The opening keynote of the 3D conference that I went to was by Subramanian Iyer of IBM. He described work they were doing on fully 3D chips for servers. The approaches I’ve already talked about don’t really work for the highest performance end of the spectrum.
Dramatic performance gains from architecture or pushing up clock rate are increasingly unlikely. Moving to a new process node brings performance gains but, of course, is enormously expensive. One of the remaining areas for improving system performance is increasing the size of the cache, and increasing the bandwidth of the cache/processor interface.
Flipping a memory over onto the processor is fine if the processor doesn’t need a heatsink. The highest performance server chips are now dissipating over 150-200W so they need to be on top. In addition, it is almost impossible to distribute the power across a chip like that. At 1V, 200W is 200A which you can’t even get into the chip through conventional wire-bond. And further, the dynamic fluctuations of processor load cause enormous voltage dips which eat up a lot of the potential performance if they are not eliminated.

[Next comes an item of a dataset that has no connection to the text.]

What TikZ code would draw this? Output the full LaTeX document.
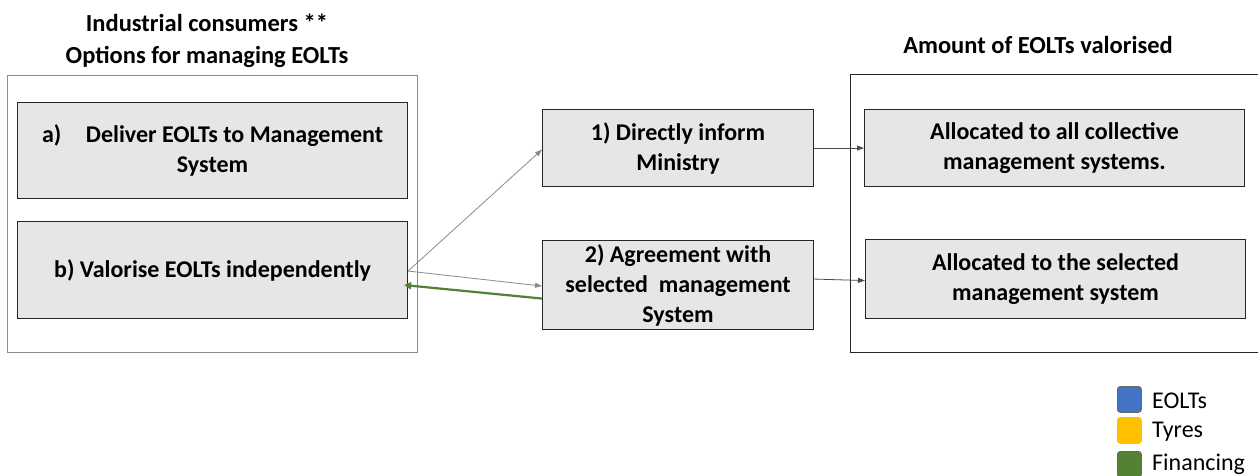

Using a silicon interposer to connect memory to the processor doesn’t work either since there is just too much long interconnect. The only solution is to build a true 3D chip with the processor on top, the memory underneath and with TSVs going through the memory die to carry all the power and I/O to the processor.
Although SRAM is faster than DRAM, DRAM is so much smaller and dissipates so much less power that in this setup it is preferable, not least because you can have a bigger cache (the memory and processor dice need to be about the same size). The small size wins back enough performance that it is a wash with SRAM.
The picture to the right shows the basic architecture. On the top is the heatsinked processor die. There are no TSVs through the processor die. It is microbumped to attach to the memory die beneath it and to TSVs that go all the way through to carry the 200A of current that it requires direct from the package substrate. The processor/memory microbumps are at at a 50um pitch. The memory die to package bumps are 186um. The memory die has to be thinned in order to get the TSVs all the way through.
In addition, the memory die is choc-a-bloc with decoupling capacitors to reduce transient voltage droops. This allows for increased processor performance without having to give up area on the processor chip for the capacitors since they are in the metal on the memory die. At the keynote, there was a video showing the dramatic difference to the voltage across the chip with and without this approach to supplying power.